*Record list*:

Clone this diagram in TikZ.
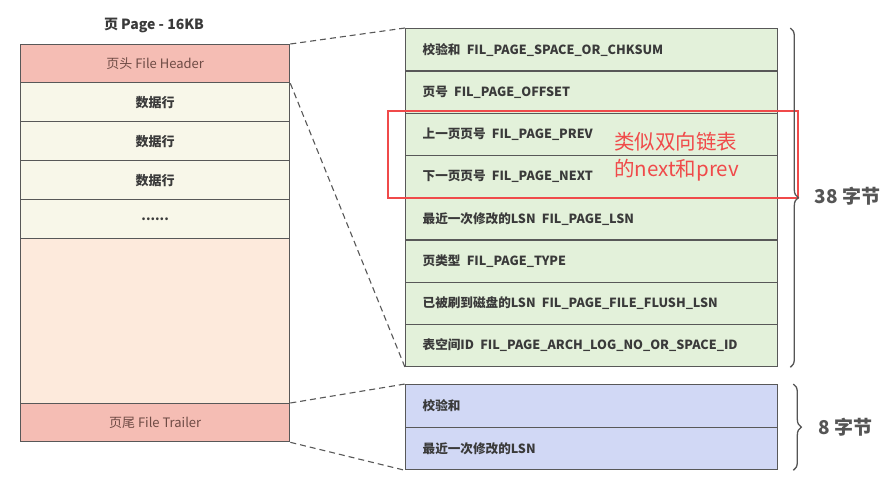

* * *

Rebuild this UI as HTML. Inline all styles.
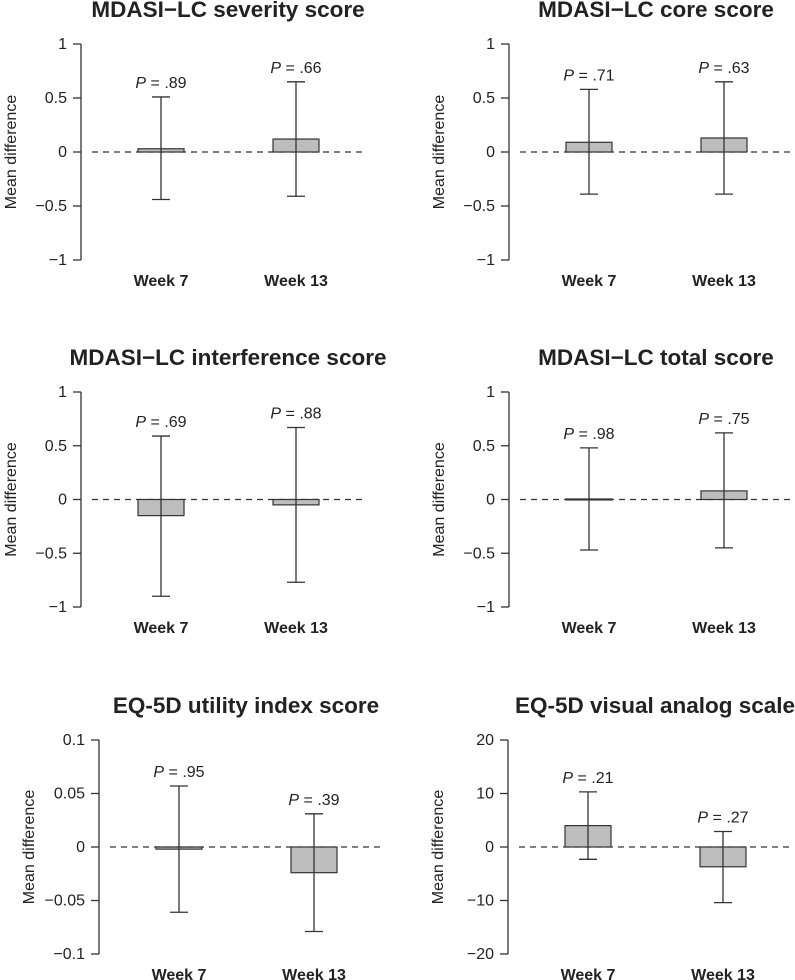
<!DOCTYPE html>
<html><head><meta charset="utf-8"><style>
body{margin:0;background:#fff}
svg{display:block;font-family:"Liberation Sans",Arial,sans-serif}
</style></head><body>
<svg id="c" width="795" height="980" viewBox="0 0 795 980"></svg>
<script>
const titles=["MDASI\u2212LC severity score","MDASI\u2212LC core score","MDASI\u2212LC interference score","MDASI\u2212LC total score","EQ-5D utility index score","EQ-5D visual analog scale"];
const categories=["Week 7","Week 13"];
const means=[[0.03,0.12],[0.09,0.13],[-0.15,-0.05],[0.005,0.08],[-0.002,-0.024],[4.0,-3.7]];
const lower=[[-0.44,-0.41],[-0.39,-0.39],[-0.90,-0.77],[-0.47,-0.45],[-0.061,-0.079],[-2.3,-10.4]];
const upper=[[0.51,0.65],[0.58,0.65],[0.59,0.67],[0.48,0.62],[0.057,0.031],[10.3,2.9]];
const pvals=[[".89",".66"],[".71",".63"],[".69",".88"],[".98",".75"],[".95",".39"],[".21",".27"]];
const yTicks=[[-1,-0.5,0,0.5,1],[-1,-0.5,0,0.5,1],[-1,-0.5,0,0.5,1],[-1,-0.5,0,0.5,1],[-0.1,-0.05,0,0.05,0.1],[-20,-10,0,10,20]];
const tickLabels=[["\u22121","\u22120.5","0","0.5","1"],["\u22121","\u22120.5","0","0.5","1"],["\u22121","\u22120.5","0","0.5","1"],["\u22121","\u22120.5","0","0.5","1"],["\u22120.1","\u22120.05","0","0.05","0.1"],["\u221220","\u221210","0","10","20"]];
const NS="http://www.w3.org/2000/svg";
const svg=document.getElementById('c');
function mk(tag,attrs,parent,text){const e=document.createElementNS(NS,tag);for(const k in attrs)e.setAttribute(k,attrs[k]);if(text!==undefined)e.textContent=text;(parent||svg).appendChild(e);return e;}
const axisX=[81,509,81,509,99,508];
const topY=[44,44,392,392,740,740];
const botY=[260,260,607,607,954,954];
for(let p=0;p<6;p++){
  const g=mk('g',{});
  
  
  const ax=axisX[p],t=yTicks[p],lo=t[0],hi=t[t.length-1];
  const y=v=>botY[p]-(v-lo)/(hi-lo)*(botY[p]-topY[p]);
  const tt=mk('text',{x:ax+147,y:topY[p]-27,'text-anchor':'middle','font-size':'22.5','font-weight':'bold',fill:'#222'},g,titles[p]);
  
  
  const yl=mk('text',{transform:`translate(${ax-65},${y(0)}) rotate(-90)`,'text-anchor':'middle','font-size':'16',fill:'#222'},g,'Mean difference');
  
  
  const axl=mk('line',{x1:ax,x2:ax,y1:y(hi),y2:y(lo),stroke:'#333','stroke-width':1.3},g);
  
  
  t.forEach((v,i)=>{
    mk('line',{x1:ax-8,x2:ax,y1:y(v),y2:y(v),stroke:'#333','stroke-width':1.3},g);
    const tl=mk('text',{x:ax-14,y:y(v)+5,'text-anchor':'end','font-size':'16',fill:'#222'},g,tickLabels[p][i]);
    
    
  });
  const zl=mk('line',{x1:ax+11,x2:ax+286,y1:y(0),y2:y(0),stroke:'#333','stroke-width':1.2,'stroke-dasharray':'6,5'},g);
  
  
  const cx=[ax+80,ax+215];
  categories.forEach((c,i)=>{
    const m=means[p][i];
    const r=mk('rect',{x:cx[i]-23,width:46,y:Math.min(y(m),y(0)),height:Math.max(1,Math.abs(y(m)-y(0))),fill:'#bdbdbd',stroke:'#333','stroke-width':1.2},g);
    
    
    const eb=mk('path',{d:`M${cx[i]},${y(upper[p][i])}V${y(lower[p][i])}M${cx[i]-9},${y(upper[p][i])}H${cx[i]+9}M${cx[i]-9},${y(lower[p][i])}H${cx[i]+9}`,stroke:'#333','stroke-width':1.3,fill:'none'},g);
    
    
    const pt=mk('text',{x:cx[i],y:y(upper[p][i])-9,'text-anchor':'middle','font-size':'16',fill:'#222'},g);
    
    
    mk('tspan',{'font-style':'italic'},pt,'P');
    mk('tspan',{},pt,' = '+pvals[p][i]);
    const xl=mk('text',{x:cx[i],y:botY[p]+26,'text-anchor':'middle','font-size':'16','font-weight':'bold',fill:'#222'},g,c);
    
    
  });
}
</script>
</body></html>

==

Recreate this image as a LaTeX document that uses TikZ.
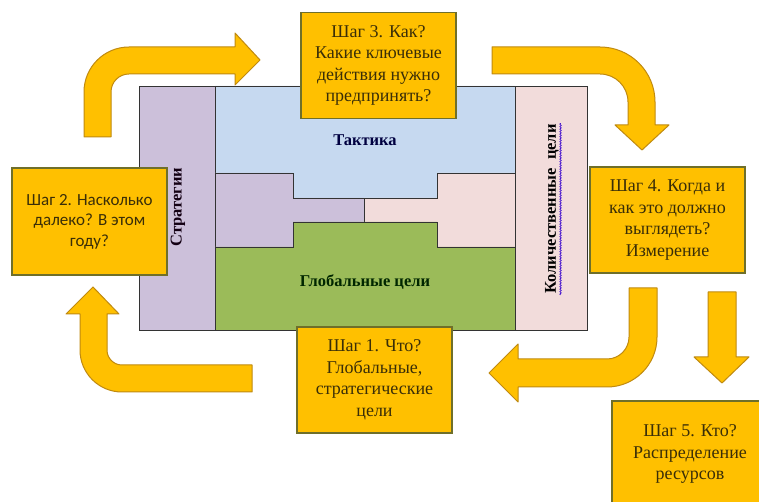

*What to work on*: Lines that hold the word "document" are the ones to return, every one of them.

*Worked solution*:
const svg=document.getElementById('c');
function mk(tag,attrs,parent,text){const e=document.createElementNS(NS,tag);for(const k in attrs)e.setAttribute(k,attrs[k]);if(text!==undefined)e.textContent=text;(parent||svg).appendChild(e);return e;}
Recreate this image as a LaTeX document that uses TikZ.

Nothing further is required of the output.